▶ [SOURCE DATA]:
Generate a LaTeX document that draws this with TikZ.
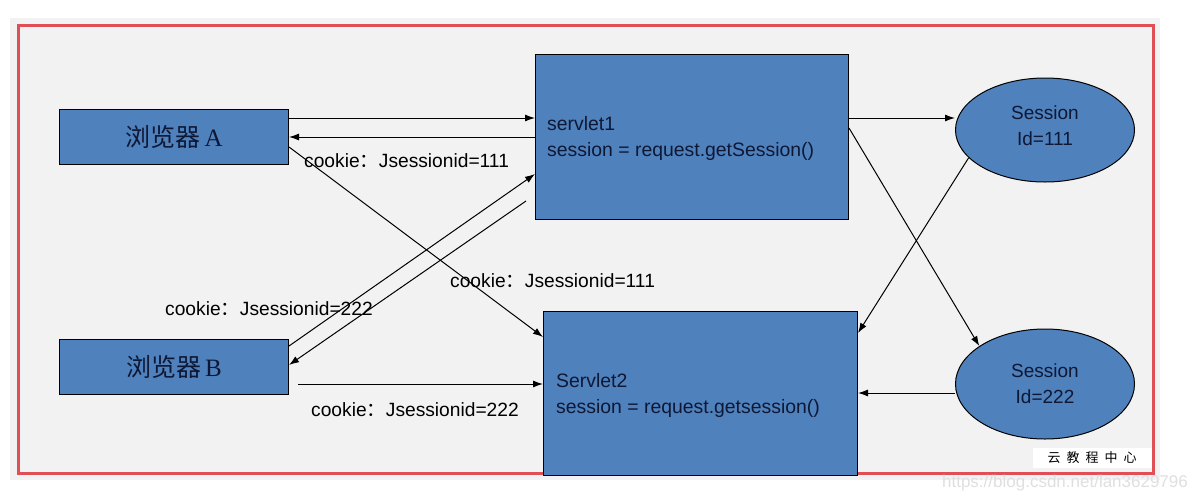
\documentclass[tikz,border=0pt]{standalone}
\usepackage{fontspec}
\setmainfont{Liberation Sans}
\newfontfamily\cjk{Noto Sans CJK SC}
\newfontfamily\serif{Liberation Serif}
\usetikzlibrary{arrows.meta}
\usetikzlibrary{shapes.geometric}
\definecolor{boxblue}{HTML}{4F81BD}
\definecolor{pagegray}{HTML}{F2F2F2}
\definecolor{framered}{HTML}{DF4F55}
\definecolor{ink}{HTML}{0E1835}
\newcommand{\fwcolon}{{\cjk ：}}

\begin{document}
\begin{tikzpicture}[x=1pt,y=-1pt,>={Latex[length=10pt,width=7pt]},
		box/.style={rectangle,draw=black,line width=1pt,fill=boxblue,inner sep=0pt,anchor=north west},
		sess/.style={ellipse,draw=black,line width=1pt,fill=boxblue,inner sep=0pt,minimum width=179pt,align=center,text=ink,font=\fontsize{19}{26}\selectfont},
		code/.style={anchor=west,align=left,inner sep=0pt,text=ink,font=\fontsize{19.4}{26}\selectfont},
		cookie/.style={anchor=west,inner sep=0pt,font=\fontsize{19.2}{22}\selectfont},
		conn/.style={->,line width=1pt}]
			\useasboundingbox (0,0) rectangle (1189,499);
			\fill[pagegray] (10,18) rectangle (1160,480);
			\draw[framered,line width=3pt] (18,25) rectangle (1153,473);
			% browsers
			\node[box,minimum width=229pt,minimum height=55pt] (a) at (59,109) {};
			\node[box,minimum width=229pt,minimum height=55pt] (b) at (59,339) {};
			\node[text=ink,font=\fontsize{25}{25}\selectfont] (la) at (a.center) {\cjk 浏览器\,\serif A};
			\node[text=ink,font=\fontsize{25}{25}\selectfont] (lb) at (b.center) {\cjk 浏览器\,\serif B};
			% servlets
			\node[box,minimum width=313pt,minimum height=165pt] (s1) at (535,54) {};
			\node[box,minimum width=314pt,minimum height=164pt] (s2) at (543,311) {};
			\node[code] (t1) at (547,138) {servlet1\\session = request.getSession()};
			\node[code] (t2) at (556,395) {Servlet2\\session = request.getsession()};
			% sessions
			\node[sess,minimum height=104pt] (x1) at (1045,130) {};
			\node[sess,minimum height=110pt] (x2) at (1045,384) {Session\\Id=222};
			\node[align=center,text=ink,font=\fontsize{19}{26}\selectfont] (lx1) at (1045,126) {Session\\Id=111};
			% connectors
			\draw[conn] (a.east |- 0,118) -- (s1.west |- 0,118);
			\draw[conn] (s1.west |- 0,137) -- (a.east |- 0,137);
			\draw[conn] ([yshift=-10pt]a.east) -- (s2.west |- 0,337);
			\draw[conn] ([yshift=-7pt]b.north east) -- (s1.west |- 0,174);
			\draw[conn] ([xshift=-9pt]s1.west |- 0,201) -- (b.east |- 0,365);
			\draw[conn] ([xshift=9pt]b.east |- 0,384) -- (s2.west |- 0,384);
			\draw[conn] (s1.east |- 0,118) -- (x1.west |- 0,118);
			\draw[conn] (s1.east |- 0,128) -- (x2.150);
			\draw[conn] (x1.200) -- (s2.east |- 0,333);
			\draw[conn] (x2.west |- 0,393) -- (s2.east |- 0,393);
			% cookie labels
			\node[cookie] (c1) at (304,161) {cookie\fwcolon Jsessionid=111};
			\node[cookie] (c2) at (450,281) {cookie\fwcolon Jsessionid=111};
			\node[cookie] (c3) at (165,309) {cookie\fwcolon Jsessionid=222};
			\node[cookie] (c4) at (311,410) {cookie\fwcolon Jsessionid=222};
			% watermark
			\node[fill=white,minimum width=119pt,minimum height=20pt,inner sep=0pt,font=\cjk\fontsize{13}{13}\selectfont] (wm) at (1092,458) {云\hspace{6pt}教\hspace{6pt}程\hspace{6pt}中\hspace{6pt}心};
			\node[text=gray!25,font=\fontsize{17}{17}\selectfont] (url) at (1065,483) {https://blog.csdn.net/lan3629796};
\end{tikzpicture}
\end{document}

▶ [WORK TO DO]:
Skip every picture and transcribe the data above exactly.

▶ [SOLVED EXERCISE]:
Generate a LaTeX document that draws this with TikZ.
\documentclass[tikz,border=0pt]{standalone}
\usepackage{fontspec}
\setmainfont{Liberation Sans}
\newfontfamily\cjk{Noto Sans CJK SC}
\newfontfamily\serif{Liberation Serif}
\usetikzlibrary{arrows.meta}
\usetikzlibrary{shapes.geometric}
\definecolor{boxblue}{HTML}{4F81BD}
\definecolor{pagegray}{HTML}{F2F2F2}
\definecolor{framered}{HTML}{DF4F55}
\definecolor{ink}{HTML}{0E1835}
\newcommand{\fwcolon}{{\cjk ：}}

\begin{document}
\begin{tikzpicture}[x=1pt,y=-1pt,>={Latex[length=10pt,width=7pt]},
		box/.style={rectangle,draw=black,line width=1pt,fill=boxblue,inner sep=0pt,anchor=north west},
		sess/.style={ellipse,draw=black,line width=1pt,fill=boxblue,inner sep=0pt,minimum width=179pt,align=center,text=ink,font=\fontsize{19}{26}\selectfont},
		code/.style={anchor=west,align=left,inner sep=0pt,text=ink,font=\fontsize{19.4}{26}\selectfont},
		cookie/.style={anchor=west,inner sep=0pt,font=\fontsize{19.2}{22}\selectfont},
		conn/.style={->,line width=1pt}]
			\useasboundingbox (0,0) rectangle (1189,499);
			\fill[pagegray] (10,18) rectangle (1160,480);
			\draw[framered,line width=3pt] (18,25) rectangle (1153,473);
			% browsers
			\node[box,minimum width=229pt,minimum height=55pt] (a) at (59,109) {};
			\node[box,minimum width=229pt,minimum height=55pt] (b) at (59,339) {};
			\node[text=ink,font=\fontsize{25}{25}\selectfont] (la) at (a.center) {\cjk 浏览器\,\serif A};
			\node[text=ink,font=\fontsize{25}{25}\selectfont] (lb) at (b.center) {\cjk 浏览器\,\serif B};
			% servlets
			\node[box,minimum width=313pt,minimum height=165pt] (s1) at (535,54) {};
			\node[box,minimum width=314pt,minimum height=164pt] (s2) at (543,311) {};
			\node[code] (t1) at (547,138) {servlet1\\session = request.getSession()};
			\node[code] (t2) at (556,395) {Servlet2\\session = request.getsession()};
			% sessions
			\node[sess,minimum height=104pt] (x1) at (1045,130) {};
			\node[sess,minimum height=110pt] (x2) at (1045,384) {Session\\Id=222};
			\node[align=center,text=ink,font=\fontsize{19}{26}\selectfont] (lx1) at (1045,126) {Session\\Id=111};
			% connectors
			\draw[conn] (a.east |- 0,118) -- (s1.west |- 0,118);
			\draw[conn] (s1.west |- 0,137) -- (a.east |- 0,137);
			\draw[conn] ([yshift=-10pt]a.east) -- (s2.west |- 0,337);
			\draw[conn] ([yshift=-7pt]b.north east) -- (s1.west |- 0,174);
			\draw[conn] ([xshift=-9pt]s1.west |- 0,201) -- (b.east |- 0,365);
			\draw[conn] ([xshift=9pt]b.east |- 0,384) -- (s2.west |- 0,384);
			\draw[conn] (s1.east |- 0,118) -- (x1.west |- 0,118);
			\draw[conn] (s1.east |- 0,128) -- (x2.150);
			\draw[conn] (x1.200) -- (s2.east |- 0,333);
			\draw[conn] (x2.west |- 0,393) -- (s2.east |- 0,393);
			% cookie labels
			\node[cookie] (c1) at (304,161) {cookie\fwcolon Jsessionid=111};
			\node[cookie] (c2) at (450,281) {cookie\fwcolon Jsessionid=111};
			\node[cookie] (c3) at (165,309) {cookie\fwcolon Jsessionid=222};
			\node[cookie] (c4) at (311,410) {cookie\fwcolon Jsessionid=222};
			% watermark
			\node[fill=white,minimum width=119pt,minimum height=20pt,inner sep=0pt,font=\cjk\fontsize{13}{13}\selectfont] (wm) at (1092,458) {云\hspace{6pt}教\hspace{6pt}程\hspace{6pt}中\hspace{6pt}心};
			\node[text=gray!25,font=\fontsize{17}{17}\selectfont] (url) at (1065,483) {https://blog.csdn.net/lan3629796};
\end{tikzpicture}
\end{document}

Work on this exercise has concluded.